今日の「朝日新聞」を見ていて、迂闊にも北御門二郎氏が亡くなられたことを初めて知った。しかももう一月半も前に(七月十七日)。享年九十一歳というから、大往生というべきかも知れないが、機会があれば一度お会いしたいと思っていたのに残念である。もっとも、彼が遺してくださった文章を読めばいつでもお会いできると思えば、寂しさもいくぶんかは癒されるが。

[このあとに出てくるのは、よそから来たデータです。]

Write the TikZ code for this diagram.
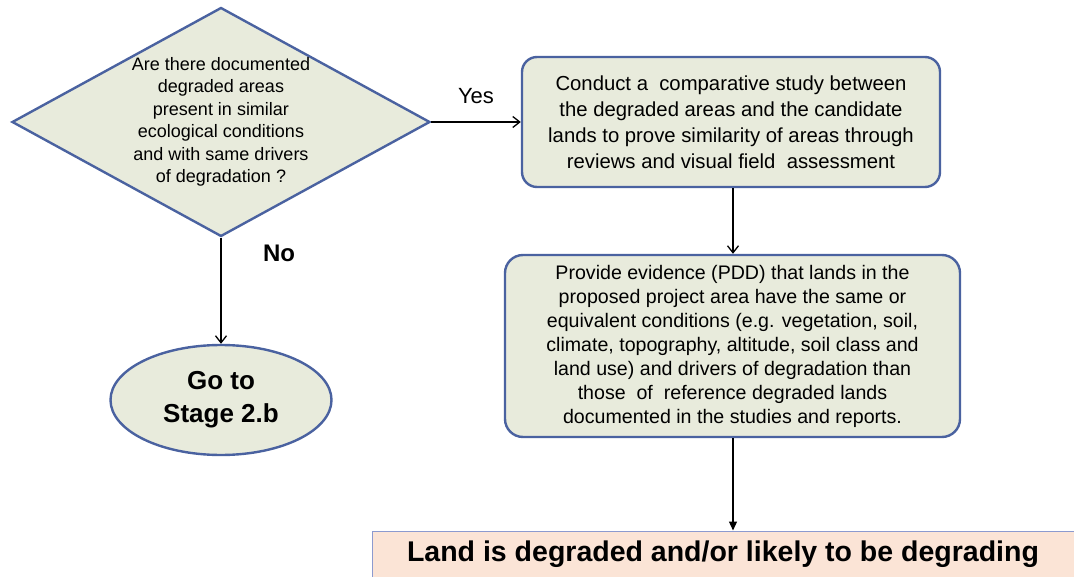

『モノディアロゴス』の「ある徴兵拒否者」(一五四ページ)にも書いたとおり、彼のことを詳しく知ったのは1冊の古い雑誌を介してであった。そして長男のすすぐ氏が管理しておられるホームページの存在を知り、相互にリンクを貼らせていただいた。それ以来、すすぐ氏とはときおりメールをやりとりするようになった。それによると、二郎氏は一九九七年正月のストーブ事故以後脳梗塞をわずらい、時おりデイ・サーヴィスを受けるほかは自宅でほとんど寝たきりの生活を余儀なくされておられたそうだ。また今朝の新聞によると、昨年文庫化されたトルストイ『文読む月日』をすすぐ氏夫人たえ子さんに毎日一章ずつ音読してもらっていたという。生涯、反戦とトルストイ主義を貫かれた氏は、今の私からすれば実に羨ましい最後を迎えられたように思われる。第一、病床で音読してくれるような嫁……おっと、これ以上書くと私の身の回りに差し障りができるのでやめる。
とりあえず、すすぐ氏宛てに弔意と『モノディアロゴス』を郵送し、そして自製の「死者の暦」に七月十七日の項を書き加えた。
ところで「死者の暦」は今のところ充分な余白が、というより死者の名が刻まれた日はまだわずかである。とうぜん一年三百六十五日を全て埋め尽くす前に私の方が死者の列に加わるであろうが、どうせ作るならカトリック教会がやっているような「聖人暦」のように、それぞれの欄に死者の写真もしくは似顔絵と生前の特徴を一語で表わすような言葉を書き加えようか。たとえば「〇〇△雄、生涯爬虫類を愛でし男」という具合に。
台風のせいか、ざわざわと生暖かい風が吹き、不安定な空模様の一日だった。久方ぶりに休みをとって帰省した息子も所在なさそう。明日は滞在最後の日、大熊のウメさんのところに連れて行こう。
-
※本文中の太字、朱書き、アンダーライン、マーカー等の処理はすべて、死後、息子によって為されたものです。